Goal: Copy exactly, and only, the lines below from the first through the one containing "ax.axis('off')", both included; pictures are omitted.

-- START --

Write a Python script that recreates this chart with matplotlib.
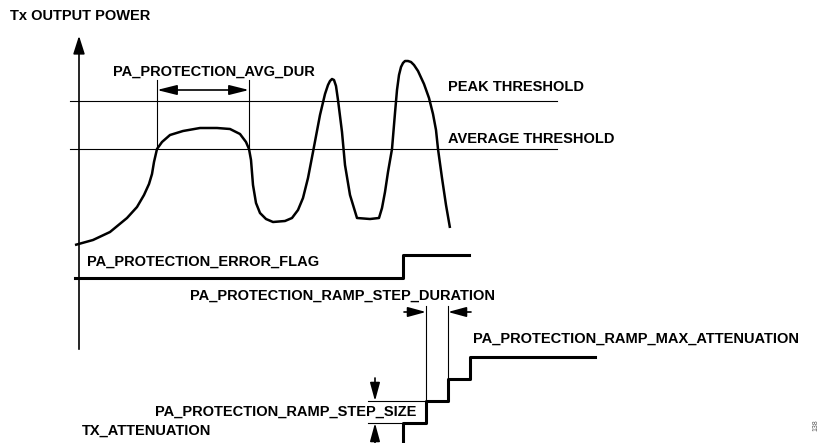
import matplotlib.pyplot as plt

# diagram laid out in pixel units of the original picture (y grows down)
curve_x = [75, 93, 110, 127, 137, 144, 149, 152, 154, 157, 162, 170, 183, 200, 217, 230, 240, 246, 249,
           251, 253, 256, 260, 266, 273, 285, 292, 298, 303, 308, 313, 320, 325, 328, 330, 332, 334,
           336, 338, 342, 345, 350, 357, 370, 379, 382, 385, 388, 392, 395, 397, 399, 401, 403, 405,
           408, 411, 414, 418, 424, 429, 433, 436, 438, 442, 446, 450]
curve_y = [245, 240, 232, 218, 207, 195, 184, 174, 162, 149, 142, 135, 131, 128, 128, 129, 134, 142, 149,
           160, 185, 203, 213, 219, 222, 221, 218, 210, 198, 178, 152, 115, 94, 85, 81, 79, 80,
           86, 100, 132, 165, 195, 218, 219, 218, 208, 192, 172, 149, 113, 90, 75, 67, 63, 61,
           61, 62, 65, 71, 84, 98, 114, 130, 149, 178, 205, 228]

peak_y = 101
avg_y = 149
threshold_x = [70, 557]

flag_x = [75, 403, 403, 469]
flag_y = [278, 278, 255, 255]

atten_x = [403, 403, 426, 426, 448, 448, 470, 470, 595]
atten_y = [443, 423, 423, 401, 401, 379, 379, 357, 357]

avg_dur_x = [157, 249]
step_dur_x = [426, 448]

fig = plt.figure(figsize=(8.22, 4.43), dpi=100)
ax = fig.add_axes([0, 0, 1, 1])
ax.set_xlim(0, 822)
ax.set_ylim(443, 0)
ax.axis('off')

font = dict(family='Liberation Sans', weight='bold', fontsize=10.5, va='center', ha='left')
thin = dict(color='black', lw=0.8)
head = dict(color='black', lw=1.2, shrinkA=0, shrinkB=0)

# y axis with arrow
ax.annotate('', xy=(79, 33), xytext=(79, 352),
            arrowprops=dict(arrowstyle='-|>,head_length=1.1,head_width=0.35', color='black', lw=1.2))
ax.text(10, 16, 'Tx OUTPUT POWER', **font)

# thresholds
ax.plot(threshold_x, [peak_y, peak_y], **thin)
ax.plot(threshold_x, [avg_y, avg_y], **thin)
ax.text(448, 87, 'PEAK THRESHOLD', **font)
ax.text(448, 139, 'AVERAGE THRESHOLD', **font)

# power curve
ax.plot(curve_x, curve_y, color='black', lw=1.8, solid_joinstyle='round', solid_capstyle='butt')

# averaging window
for x in avg_dur_x:
    ax.plot([x, x], [80, avg_y], **thin)
ax.annotate('', xy=(avg_dur_x[0], 90), xytext=(avg_dur_x[1], 90),
            arrowprops=dict(arrowstyle='<|-|>,head_length=1.2,head_width=0.3', **head))
ax.text(113, 72, 'PA_PROTECTION_AVG_DUR', **font)

# error flag
ax.plot(flag_x, flag_y, color='black', lw=2.2)
ax.text(87, 262, 'PA_PROTECTION_ERROR_FLAG', **font)

# step duration
for x, top in zip(step_dur_x, [401, 379]):
    ax.plot([x, x], [306, top], **thin)
ax.annotate('', xy=(step_dur_x[0], 312), xytext=(404, 312),
            arrowprops=dict(arrowstyle='-|>,head_length=1.1,head_width=0.3', **head))
ax.annotate('', xy=(step_dur_x[1], 312), xytext=(471, 312),
            arrowprops=dict(arrowstyle='-|>,head_length=1.1,head_width=0.3', **head))
ax.text(190, 296, 'PA_PROTECTION_RAMP_STEP_DURATION', **font)

# attenuation staircase
ax.plot(atten_x, atten_y, color='black', lw=2.2)
ax.text(473, 339, 'PA_PROTECTION_RAMP_MAX_ATTENUATION', **font)

# step size
ax.plot([368, 426], [401, 401], **thin)
ax.plot([368, 403], [423, 423], **thin)
ax.annotate('', xy=(375, 401), xytext=(375, 378),
            arrowprops=dict(arrowstyle='-|>,head_length=1.1,head_width=0.3', **head))
ax.annotate('', xy=(375, 423), xytext=(375, 443),
            arrowprops=dict(arrowstyle='-|>,head_length=1.1,head_width=0.3', **head))
ax.text(155, 412, 'PA_PROTECTION_RAMP_STEP_SIZE', **font)
ax.text(82, 431, 'TX_ATTENUATION', **font)

ax.text(816, 425, '138', family='Liberation Sans', fontsize=5, color='#555555',
        rotation=90, ha='center', va='center')

fig.savefig('out.png', dpi=100)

-- END --

Problem solution:
Write a Python script that recreates this chart with matplotlib.
import matplotlib.pyplot as plt

# diagram laid out in pixel units of the original picture (y grows down)
curve_x = [75, 93, 110, 127, 137, 144, 149, 152, 154, 157, 162, 170, 183, 200, 217, 230, 240, 246, 249,
           251, 253, 256, 260, 266, 273, 285, 292, 298, 303, 308, 313, 320, 325, 328, 330, 332, 334,
           336, 338, 342, 345, 350, 357, 370, 379, 382, 385, 388, 392, 395, 397, 399, 401, 403, 405,
           408, 411, 414, 418, 424, 429, 433, 436, 438, 442, 446, 450]
curve_y = [245, 240, 232, 218, 207, 195, 184, 174, 162, 149, 142, 135, 131, 128, 128, 129, 134, 142, 149,
           160, 185, 203, 213, 219, 222, 221, 218, 210, 198, 178, 152, 115, 94, 85, 81, 79, 80,
           86, 100, 132, 165, 195, 218, 219, 218, 208, 192, 172, 149, 113, 90, 75, 67, 63, 61,
           61, 62, 65, 71, 84, 98, 114, 130, 149, 178, 205, 228]

peak_y = 101
avg_y = 149
threshold_x = [70, 557]

flag_x = [75, 403, 403, 469]
flag_y = [278, 278, 255, 255]

atten_x = [403, 403, 426, 426, 448, 448, 470, 470, 595]
atten_y = [443, 423, 423, 401, 401, 379, 379, 357, 357]

avg_dur_x = [157, 249]
step_dur_x = [426, 448]

fig = plt.figure(figsize=(8.22, 4.43), dpi=100)
ax = fig.add_axes([0, 0, 1, 1])
ax.set_xlim(0, 822)
ax.set_ylim(443, 0)
ax.axis('off')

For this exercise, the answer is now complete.